Personal Bash coding style guide



Published at 2021-05-16T14:51:57+01:00

   .---------------------------.
  /,--..---..---..---..---..--. `.
 //___||___||___||___||___||___\_|
 [j__ ######################## [_|
    \============================|
 .==|  |"""||"""||"""||"""| |"""||
/======"---""---""---""---"=|  =||
|____    []*          ____  | ==||
//  \\               //  \\ |===||  hjw
"\__/"---------------"\__/"-+---+'

Lately, I have been polishing and writing a lot of Bash code. Not that I never wrote a lot of Bash, but now as I also looked through the Google Shell Style Guide, I thought it is time also to write my thoughts on that. I agree with that guide in most, but not in all points.

Google Shell Style Guide

My modifications



These are my modifications to the Google Guide.

Shebang



Google recommends using always...

#!/bin/bash 

... as the shebang line, but that does not work on all Unix and Unix-like operating systems (e.g., the *BSDs don't have Bash installed to /bin/bash). Better is:

#!/usr/bin/env bash

Two space soft-tabs indentation



I know there have been many tab- and soft-tab wars on this planet. Google recommends using two space soft-tabs for Bash scripts.

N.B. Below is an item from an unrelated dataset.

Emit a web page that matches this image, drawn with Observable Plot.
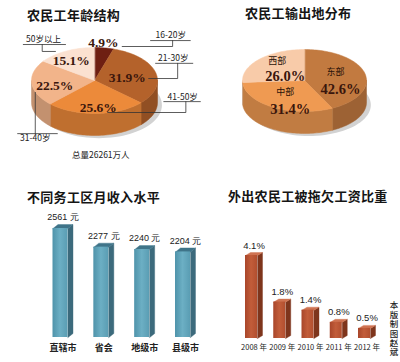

I don't care if I use two or four space indentations. I agree, however, that we should not use tabs. I tend to use four-space soft-tabs as that's how I currently configured Vim for any programming language. What matters most, though, is consistency within the same script/project.

Google also recommends limiting the line length to 80 characters. For some people, that seems to be an old habit from the '80s, where all computer terminals couldn't display longer lines. But I think that the 80 character mark is still a good practice, at least for shell scripts. For example, I am often writing code on a Microsoft Go Tablet PC (running Linux, of course), and it comes in convenient if the lines are not too long due to the relatively small display on the device.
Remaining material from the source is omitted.